Shadow U.S. Senator/D.C. statehood lobbyist Jesse Jackson needs to brush up on his local history. In the wake of the historic House vote on D.C. statehood Nov. 21, Jackson invoked the memory of the late D.C. Council Chairman Wilson and thanked him for his contribution to the statehood movement. According to Jackson, Wilson gets credit for pushing through the legislation that created the offices of two shadow U.S. senators and one shadow representative, a bill that had been stalled throughout the ’80s. However, Wilson was not chair of the council when the bill passed in 1990, as Jackson claims, and was skeptical about the prospects and feasibility for statehood. Dave Clarke chaired the D.C. Council when the bill finally passed. But Jackson’s revision of recent D.C. history is in keeping with his posture that only African-Americans will be recognized as statehood leaders and heroes.

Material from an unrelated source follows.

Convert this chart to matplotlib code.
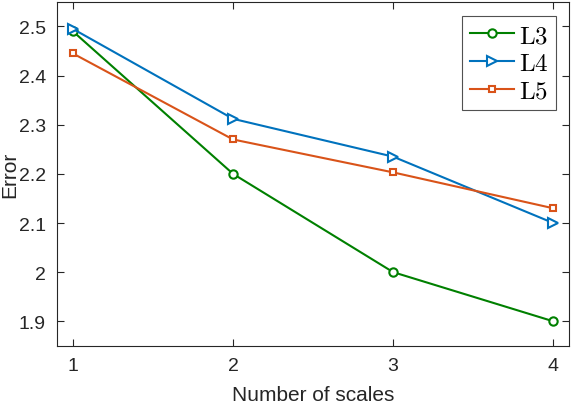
import matplotlib
matplotlib.use("Agg")
import matplotlib.pyplot as plt

scales = [1, 2, 3, 4]
err_l3 = [2.49, 2.20, 2.00, 1.90]
err_l4 = [2.495, 2.312, 2.235, 2.10]
err_l5 = [2.445, 2.27, 2.203, 2.13]
labels = ["L3", "L4", "L5"]

plt.rcParams['font.family'] = ['Liberation Sans', 'DejaVu Sans']
plt.rcParams['mathtext.fontset'] = 'cm'

fig = plt.figure(figsize=(5.75, 4.10), dpi=100)
ax = fig.add_axes([0.099, 0.154, 0.891, 0.839])

ax.plot(scales, err_l3, color='#008000', marker='o', mfc='white', ms=6, mew=1.5, lw=1.5,
        label=r'$\mathrm{%s}$' % labels[0])
ax.plot(scales, err_l4, color='#0072BD', marker='>', mfc='white', ms=7, mew=1.5, lw=1.5,
        label=r'$\mathrm{%s}$' % labels[1])
ax.plot(scales, err_l5, color='#D95319', marker='s', mfc='white', ms=5, mew=1.5, lw=1.5,
        label=r'$\mathrm{%s}$' % labels[2])

ax.set_xlim(0.9, 4.1)
ax.set_ylim(1.85, 2.55)
ax.set_xticks(scales)
ax.set_yticks([1.9, 2.0, 2.1, 2.2, 2.3, 2.4, 2.5])
ax.set_yticklabels(['1.9', '2', '2.1', '2.2', '2.3', '2.4', '2.5'])
ax.tick_params(direction='in', top=True, right=True, length=5, width=0.8,
               colors='#262626', labelsize=14, pad=8)
for s in ax.spines.values():
    s.set_color('#262626')
    s.set_linewidth(0.8)

ax.set_xlabel('Number of scales', fontsize=15, color='#262626', labelpad=8)
ax.set_ylabel('Error', fontsize=15, color='#262626')
ax.yaxis.set_label_coords(-0.074, 0.5)

leg = ax.legend(loc='upper right', fontsize=18, frameon=True, fancybox=False,
                edgecolor='#262626', handlelength=1.75, handletextpad=0.2,
                borderpad=0.3, labelspacing=0.15, borderaxespad=0.55)
leg.get_frame().set_linewidth(0.8)

fig.savefig('out.png', dpi=100)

Meanwhile, Mayor Kelly has been doing some revisions of her own. Kelly claimed, in the wake of statehood’s rejection by all but one of the House members from the Maryland and Virginia suburbs, that she was not pushing a commuter tax as part of statehood. But her administration’s need and desire for the commuter tax was stated clearly in a letter Kelly sent to members of Congress two days prior to the vote, much to the chagrin of D.C. Congressional Delegate Eleanor Holmes Norton, who led the House floor fight for the statehood bill.